Although abandoning a new mother and her infant child is an act that is universally considered immoral—both today and in the ancient setting of the Mahabharata—the epic presents us with some dharmic justifications for the behaviour. Kunti somehow assures Hidimbaa that Bhima leaving her and their infant in the jungle will be beneficial for everyone involved. She further convinces Hidimbaa that her children are in a precarious position; she explains that she is a fugitive, along with her children, and that they are escaping an assassination bid. She says that they are badly in need of shelter and comfort, and are living in seclusion in order to save and establish dharma.

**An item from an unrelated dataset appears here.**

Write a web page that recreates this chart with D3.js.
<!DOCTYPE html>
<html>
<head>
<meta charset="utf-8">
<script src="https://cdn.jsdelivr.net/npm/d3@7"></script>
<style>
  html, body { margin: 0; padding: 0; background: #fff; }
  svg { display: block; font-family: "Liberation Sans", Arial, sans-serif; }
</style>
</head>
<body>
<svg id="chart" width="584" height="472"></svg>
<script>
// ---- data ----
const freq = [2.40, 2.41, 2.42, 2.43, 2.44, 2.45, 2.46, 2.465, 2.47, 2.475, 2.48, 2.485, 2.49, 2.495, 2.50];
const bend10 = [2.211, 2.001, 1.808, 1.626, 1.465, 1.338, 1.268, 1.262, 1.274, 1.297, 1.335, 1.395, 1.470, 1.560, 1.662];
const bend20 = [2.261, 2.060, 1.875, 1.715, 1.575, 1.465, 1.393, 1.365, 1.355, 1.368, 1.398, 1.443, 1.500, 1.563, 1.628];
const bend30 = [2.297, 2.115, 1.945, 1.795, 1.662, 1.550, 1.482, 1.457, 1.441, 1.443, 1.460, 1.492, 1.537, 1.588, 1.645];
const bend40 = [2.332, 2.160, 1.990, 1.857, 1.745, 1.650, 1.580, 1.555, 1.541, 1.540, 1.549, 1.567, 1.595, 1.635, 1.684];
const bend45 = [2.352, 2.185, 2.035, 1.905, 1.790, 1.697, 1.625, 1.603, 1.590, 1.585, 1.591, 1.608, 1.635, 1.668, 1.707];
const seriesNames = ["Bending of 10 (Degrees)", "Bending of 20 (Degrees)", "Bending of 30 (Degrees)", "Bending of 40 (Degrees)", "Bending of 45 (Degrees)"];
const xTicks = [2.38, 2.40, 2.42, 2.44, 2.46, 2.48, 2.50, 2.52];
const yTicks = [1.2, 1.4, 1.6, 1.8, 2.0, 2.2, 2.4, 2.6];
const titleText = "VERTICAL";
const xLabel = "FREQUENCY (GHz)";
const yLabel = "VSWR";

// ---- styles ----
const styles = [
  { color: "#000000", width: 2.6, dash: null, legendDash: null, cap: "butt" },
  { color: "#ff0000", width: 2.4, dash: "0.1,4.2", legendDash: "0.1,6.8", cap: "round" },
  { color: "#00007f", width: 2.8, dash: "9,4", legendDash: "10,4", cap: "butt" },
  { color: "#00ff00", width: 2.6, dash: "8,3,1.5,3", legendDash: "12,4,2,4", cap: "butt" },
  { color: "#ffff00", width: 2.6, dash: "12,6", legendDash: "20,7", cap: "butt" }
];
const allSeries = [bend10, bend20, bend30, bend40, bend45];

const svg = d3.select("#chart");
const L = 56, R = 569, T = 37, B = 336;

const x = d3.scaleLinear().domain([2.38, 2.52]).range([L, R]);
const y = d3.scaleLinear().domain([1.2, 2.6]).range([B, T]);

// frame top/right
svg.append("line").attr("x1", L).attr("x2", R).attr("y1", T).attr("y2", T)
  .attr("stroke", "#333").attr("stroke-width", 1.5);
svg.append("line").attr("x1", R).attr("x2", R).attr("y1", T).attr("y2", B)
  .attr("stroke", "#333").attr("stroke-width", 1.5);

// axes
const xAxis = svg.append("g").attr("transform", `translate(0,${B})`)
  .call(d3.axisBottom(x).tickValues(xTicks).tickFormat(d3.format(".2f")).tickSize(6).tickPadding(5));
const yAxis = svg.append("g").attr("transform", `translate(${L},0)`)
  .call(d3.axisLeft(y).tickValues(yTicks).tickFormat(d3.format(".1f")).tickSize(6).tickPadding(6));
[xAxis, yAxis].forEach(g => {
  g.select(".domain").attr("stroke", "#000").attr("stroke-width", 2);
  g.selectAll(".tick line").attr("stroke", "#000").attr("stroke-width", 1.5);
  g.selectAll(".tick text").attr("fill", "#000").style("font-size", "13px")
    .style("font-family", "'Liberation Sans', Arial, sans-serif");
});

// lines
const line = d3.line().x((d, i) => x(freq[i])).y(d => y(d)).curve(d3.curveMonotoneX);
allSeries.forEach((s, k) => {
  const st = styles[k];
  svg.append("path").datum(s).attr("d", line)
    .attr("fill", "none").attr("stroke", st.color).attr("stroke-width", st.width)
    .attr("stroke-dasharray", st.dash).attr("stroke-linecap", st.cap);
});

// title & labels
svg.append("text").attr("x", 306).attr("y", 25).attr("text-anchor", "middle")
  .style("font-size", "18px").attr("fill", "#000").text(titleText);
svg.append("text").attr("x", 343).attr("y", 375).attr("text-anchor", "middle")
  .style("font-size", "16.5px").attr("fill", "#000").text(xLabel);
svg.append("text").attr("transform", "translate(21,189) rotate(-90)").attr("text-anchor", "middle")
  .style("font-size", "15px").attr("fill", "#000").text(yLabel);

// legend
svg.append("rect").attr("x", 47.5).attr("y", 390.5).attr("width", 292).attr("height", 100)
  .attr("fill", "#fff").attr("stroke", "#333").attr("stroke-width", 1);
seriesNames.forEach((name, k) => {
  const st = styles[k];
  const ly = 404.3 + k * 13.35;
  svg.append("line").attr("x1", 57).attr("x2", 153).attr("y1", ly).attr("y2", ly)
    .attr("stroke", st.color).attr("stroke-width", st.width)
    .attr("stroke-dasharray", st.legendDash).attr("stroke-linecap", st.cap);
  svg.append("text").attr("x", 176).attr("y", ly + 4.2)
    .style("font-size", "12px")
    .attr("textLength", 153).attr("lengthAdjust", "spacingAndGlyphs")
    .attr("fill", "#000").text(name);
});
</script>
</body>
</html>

Where Arjuna’s unwarranted jealousy towards Eklavya and Karna is concerned, the Mahabharata again protects the image of the Pandavas. It is mostly silent about Arjuna’s disdain for Ekalavya and Karna’s skill and acumen, presenting Ekalavya and Karna as victims of the rigidity of gurus and gurukuls. We cannot know whether the text’s silence on the Pandava’s jealousy is intentional or not. Instead, the epic blames Drona for being insecure about Ekalavya’s skills and dedication.

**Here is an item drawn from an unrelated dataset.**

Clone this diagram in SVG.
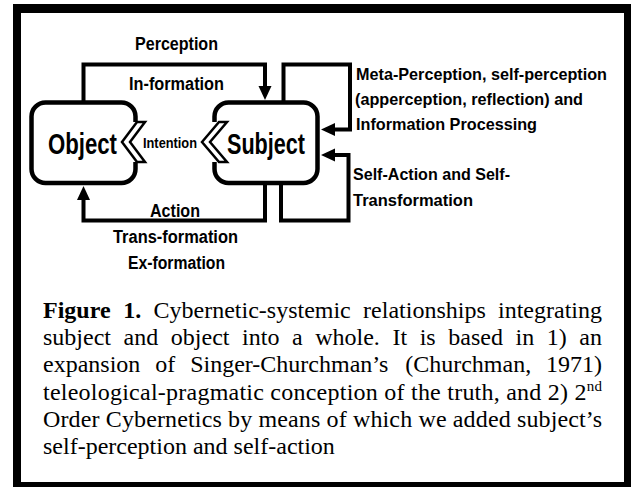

Further, it is worth paying close attention to Arjuna’s initial gentle rejection and subsequent acceptance of Ulupi’s and Chitrangada’s sexual advances. While Arjuna first denies their advances based on his observation of Brahmacharya, his eventual acquiescence is presented as Kshatriya dharma—moral responsibility of a warrior. This is contradictory, but justified by the text, which goes out of its way to establish the Pandava’s heroism.
The epic also presents Arjuna’s kidnapping of Subhadra as a part of Krishna’s meticulous plan, given that Balarama wanted to marry her to his disciple, Duryodhana. Similarly, several other behaviours discussed in this chapter, which appear unfair and sometimes unethical, are justified by the text either as dharma and or as act ordained by Krishna. Krishna in the Bhagavad Gita explains the tenets of dharma and how certain actions come to fall under dharma and not adharma—resorting to unfair means to defeat the followers of adharma is not unethical, he explains.